* _TO BE DONE_
Copy the lines holding the word "draw", all of them.

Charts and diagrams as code
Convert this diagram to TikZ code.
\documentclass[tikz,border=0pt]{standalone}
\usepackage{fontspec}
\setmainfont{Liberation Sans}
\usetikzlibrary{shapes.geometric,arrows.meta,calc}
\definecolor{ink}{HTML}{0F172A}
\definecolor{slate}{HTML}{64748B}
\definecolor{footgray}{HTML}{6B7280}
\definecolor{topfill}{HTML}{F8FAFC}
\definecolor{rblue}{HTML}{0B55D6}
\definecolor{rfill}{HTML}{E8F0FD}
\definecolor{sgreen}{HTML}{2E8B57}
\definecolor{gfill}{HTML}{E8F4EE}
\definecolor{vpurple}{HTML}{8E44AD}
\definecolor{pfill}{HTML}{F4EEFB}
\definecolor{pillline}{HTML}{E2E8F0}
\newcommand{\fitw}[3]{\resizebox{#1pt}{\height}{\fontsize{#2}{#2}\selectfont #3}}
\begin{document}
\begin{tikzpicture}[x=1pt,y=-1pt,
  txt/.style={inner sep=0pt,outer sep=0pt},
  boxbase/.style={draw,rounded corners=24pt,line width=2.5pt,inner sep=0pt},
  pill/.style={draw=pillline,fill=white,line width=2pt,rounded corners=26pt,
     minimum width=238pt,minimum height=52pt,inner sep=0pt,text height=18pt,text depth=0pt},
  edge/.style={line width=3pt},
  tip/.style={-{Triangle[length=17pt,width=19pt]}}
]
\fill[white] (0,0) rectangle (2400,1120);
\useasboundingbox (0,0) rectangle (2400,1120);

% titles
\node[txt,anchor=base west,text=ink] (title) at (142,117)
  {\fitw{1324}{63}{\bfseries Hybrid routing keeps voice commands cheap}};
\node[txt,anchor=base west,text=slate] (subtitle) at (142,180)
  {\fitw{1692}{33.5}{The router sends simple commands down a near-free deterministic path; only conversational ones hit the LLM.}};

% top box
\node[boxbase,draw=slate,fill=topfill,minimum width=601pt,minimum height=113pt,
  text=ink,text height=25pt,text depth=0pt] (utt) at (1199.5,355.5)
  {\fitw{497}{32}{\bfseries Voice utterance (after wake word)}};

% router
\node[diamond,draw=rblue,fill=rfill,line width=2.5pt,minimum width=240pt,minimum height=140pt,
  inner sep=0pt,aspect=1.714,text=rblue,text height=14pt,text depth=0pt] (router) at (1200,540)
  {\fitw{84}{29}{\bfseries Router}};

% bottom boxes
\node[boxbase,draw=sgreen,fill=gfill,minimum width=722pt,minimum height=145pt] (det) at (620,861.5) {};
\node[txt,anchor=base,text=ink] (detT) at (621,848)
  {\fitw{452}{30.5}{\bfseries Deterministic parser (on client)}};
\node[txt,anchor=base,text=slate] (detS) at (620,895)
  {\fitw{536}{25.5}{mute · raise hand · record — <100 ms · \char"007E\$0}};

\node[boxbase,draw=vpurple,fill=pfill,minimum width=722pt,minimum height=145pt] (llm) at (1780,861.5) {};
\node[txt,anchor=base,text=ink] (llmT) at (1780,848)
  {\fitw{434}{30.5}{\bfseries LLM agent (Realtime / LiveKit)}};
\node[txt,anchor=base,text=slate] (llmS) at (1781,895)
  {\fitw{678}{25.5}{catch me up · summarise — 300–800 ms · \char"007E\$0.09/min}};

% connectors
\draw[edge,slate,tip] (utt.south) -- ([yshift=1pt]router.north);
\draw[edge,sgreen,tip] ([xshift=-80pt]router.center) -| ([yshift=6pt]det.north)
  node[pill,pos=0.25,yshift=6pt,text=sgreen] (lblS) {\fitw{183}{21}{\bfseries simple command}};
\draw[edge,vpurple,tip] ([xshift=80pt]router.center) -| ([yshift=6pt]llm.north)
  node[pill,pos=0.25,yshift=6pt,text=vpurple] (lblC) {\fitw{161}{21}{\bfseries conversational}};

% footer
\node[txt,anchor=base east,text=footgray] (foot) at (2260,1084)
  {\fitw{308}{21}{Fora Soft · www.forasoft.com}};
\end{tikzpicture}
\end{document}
---
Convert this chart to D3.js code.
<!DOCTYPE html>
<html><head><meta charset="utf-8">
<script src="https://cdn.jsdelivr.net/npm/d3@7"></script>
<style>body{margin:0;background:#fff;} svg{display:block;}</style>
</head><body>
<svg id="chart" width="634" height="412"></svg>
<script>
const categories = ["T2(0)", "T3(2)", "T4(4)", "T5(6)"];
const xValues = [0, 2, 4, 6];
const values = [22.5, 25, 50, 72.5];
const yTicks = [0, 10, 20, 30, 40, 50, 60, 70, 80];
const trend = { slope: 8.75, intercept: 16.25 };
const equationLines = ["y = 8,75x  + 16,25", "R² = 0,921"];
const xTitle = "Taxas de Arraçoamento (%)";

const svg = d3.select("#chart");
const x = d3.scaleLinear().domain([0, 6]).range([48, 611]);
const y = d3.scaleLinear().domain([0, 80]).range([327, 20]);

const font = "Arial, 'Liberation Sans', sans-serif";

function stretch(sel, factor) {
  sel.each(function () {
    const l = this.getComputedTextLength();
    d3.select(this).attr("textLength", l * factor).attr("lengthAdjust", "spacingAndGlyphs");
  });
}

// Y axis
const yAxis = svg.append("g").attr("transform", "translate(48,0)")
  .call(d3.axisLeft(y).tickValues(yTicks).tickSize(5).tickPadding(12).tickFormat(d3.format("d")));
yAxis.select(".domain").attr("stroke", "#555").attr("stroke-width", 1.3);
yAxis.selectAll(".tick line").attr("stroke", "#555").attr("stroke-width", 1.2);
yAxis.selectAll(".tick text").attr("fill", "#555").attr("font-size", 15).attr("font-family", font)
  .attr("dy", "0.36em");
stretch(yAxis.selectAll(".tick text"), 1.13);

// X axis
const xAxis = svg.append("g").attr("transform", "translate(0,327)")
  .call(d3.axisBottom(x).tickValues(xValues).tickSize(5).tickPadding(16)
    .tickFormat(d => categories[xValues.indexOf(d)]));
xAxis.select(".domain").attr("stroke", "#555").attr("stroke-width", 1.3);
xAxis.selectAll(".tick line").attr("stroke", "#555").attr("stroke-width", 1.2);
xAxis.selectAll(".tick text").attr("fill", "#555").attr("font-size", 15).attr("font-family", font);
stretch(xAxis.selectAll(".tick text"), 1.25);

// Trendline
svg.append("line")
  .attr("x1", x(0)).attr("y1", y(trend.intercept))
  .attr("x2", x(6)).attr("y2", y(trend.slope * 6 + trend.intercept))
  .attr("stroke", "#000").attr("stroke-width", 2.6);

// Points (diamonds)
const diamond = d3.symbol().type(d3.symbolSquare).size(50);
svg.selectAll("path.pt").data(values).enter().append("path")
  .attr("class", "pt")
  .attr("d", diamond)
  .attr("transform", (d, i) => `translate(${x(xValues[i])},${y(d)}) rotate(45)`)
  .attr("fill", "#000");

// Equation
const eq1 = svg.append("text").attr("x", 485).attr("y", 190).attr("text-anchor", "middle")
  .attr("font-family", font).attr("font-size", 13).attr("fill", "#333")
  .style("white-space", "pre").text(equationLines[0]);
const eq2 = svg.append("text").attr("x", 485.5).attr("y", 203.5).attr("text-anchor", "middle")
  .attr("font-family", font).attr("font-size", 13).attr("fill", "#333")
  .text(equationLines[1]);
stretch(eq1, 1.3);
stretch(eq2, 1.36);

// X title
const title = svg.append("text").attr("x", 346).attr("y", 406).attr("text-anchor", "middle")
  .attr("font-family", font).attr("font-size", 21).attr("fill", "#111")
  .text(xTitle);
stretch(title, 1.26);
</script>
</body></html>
---
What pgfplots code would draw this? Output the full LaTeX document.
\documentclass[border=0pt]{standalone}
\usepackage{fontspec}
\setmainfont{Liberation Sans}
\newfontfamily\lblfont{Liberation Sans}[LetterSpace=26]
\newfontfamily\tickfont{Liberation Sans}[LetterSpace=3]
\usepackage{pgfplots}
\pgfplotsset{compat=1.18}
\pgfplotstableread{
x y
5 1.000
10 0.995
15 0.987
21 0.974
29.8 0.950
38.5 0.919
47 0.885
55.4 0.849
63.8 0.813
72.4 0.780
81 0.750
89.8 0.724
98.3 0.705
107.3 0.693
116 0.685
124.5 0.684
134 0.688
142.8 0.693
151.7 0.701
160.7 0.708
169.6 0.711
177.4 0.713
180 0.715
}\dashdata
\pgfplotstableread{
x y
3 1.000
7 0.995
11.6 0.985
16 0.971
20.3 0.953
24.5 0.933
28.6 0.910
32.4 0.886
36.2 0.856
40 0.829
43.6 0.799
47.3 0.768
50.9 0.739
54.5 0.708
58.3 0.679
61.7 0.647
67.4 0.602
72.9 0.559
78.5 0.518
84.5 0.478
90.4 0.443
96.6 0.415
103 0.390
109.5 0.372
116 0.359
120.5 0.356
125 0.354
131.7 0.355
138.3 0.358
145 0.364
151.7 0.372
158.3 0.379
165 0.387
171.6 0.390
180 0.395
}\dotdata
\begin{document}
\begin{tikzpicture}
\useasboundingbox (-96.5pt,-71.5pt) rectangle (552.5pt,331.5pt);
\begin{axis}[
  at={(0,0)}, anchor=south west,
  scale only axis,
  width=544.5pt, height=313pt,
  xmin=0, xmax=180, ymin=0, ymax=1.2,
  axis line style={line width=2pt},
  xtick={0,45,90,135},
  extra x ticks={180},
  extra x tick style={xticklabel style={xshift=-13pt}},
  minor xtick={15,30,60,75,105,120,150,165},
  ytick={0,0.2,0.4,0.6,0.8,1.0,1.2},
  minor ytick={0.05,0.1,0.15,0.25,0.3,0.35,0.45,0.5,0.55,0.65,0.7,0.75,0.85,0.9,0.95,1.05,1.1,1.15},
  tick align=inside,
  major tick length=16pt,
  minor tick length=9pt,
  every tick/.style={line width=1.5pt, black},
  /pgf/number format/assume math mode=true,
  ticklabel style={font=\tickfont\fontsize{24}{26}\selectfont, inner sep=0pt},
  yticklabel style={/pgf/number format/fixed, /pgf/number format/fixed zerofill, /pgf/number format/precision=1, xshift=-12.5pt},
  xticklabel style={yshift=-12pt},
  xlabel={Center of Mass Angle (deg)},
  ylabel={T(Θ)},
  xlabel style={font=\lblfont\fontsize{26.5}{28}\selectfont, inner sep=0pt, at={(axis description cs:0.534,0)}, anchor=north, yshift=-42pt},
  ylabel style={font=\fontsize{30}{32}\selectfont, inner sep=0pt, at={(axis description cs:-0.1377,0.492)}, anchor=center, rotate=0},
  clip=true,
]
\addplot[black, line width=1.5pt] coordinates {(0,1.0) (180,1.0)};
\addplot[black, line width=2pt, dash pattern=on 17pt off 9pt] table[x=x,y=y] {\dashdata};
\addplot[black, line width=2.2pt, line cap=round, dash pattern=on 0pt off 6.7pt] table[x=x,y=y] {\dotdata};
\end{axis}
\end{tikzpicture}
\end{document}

* _TASK SOLUTION_
  boxbase/.style={draw,rounded corners=24pt,line width=2.5pt,inner sep=0pt},
  pill/.style={draw=pillline,fill=white,line width=2pt,rounded corners=26pt,
\node[boxbase,draw=slate,fill=topfill,minimum width=601pt,minimum height=113pt,
\node[diamond,draw=rblue,fill=rfill,line width=2.5pt,minimum width=240pt,minimum height=140pt,
\node[boxbase,draw=sgreen,fill=gfill,minimum width=722pt,minimum height=145pt] (det) at (620,861.5) {};
\node[boxbase,draw=vpurple,fill=pfill,minimum width=722pt,minimum height=145pt] (llm) at (1780,861.5) {};
\draw[edge,slate,tip] (utt.south) -- ([yshift=1pt]router.north);
\draw[edge,sgreen,tip] ([xshift=-80pt]router.center) -| ([yshift=6pt]det.north)
\draw[edge,vpurple,tip] ([xshift=80pt]router.center) -| ([yshift=6pt]llm.north)
What pgfplots code would draw this? Output the full LaTeX document.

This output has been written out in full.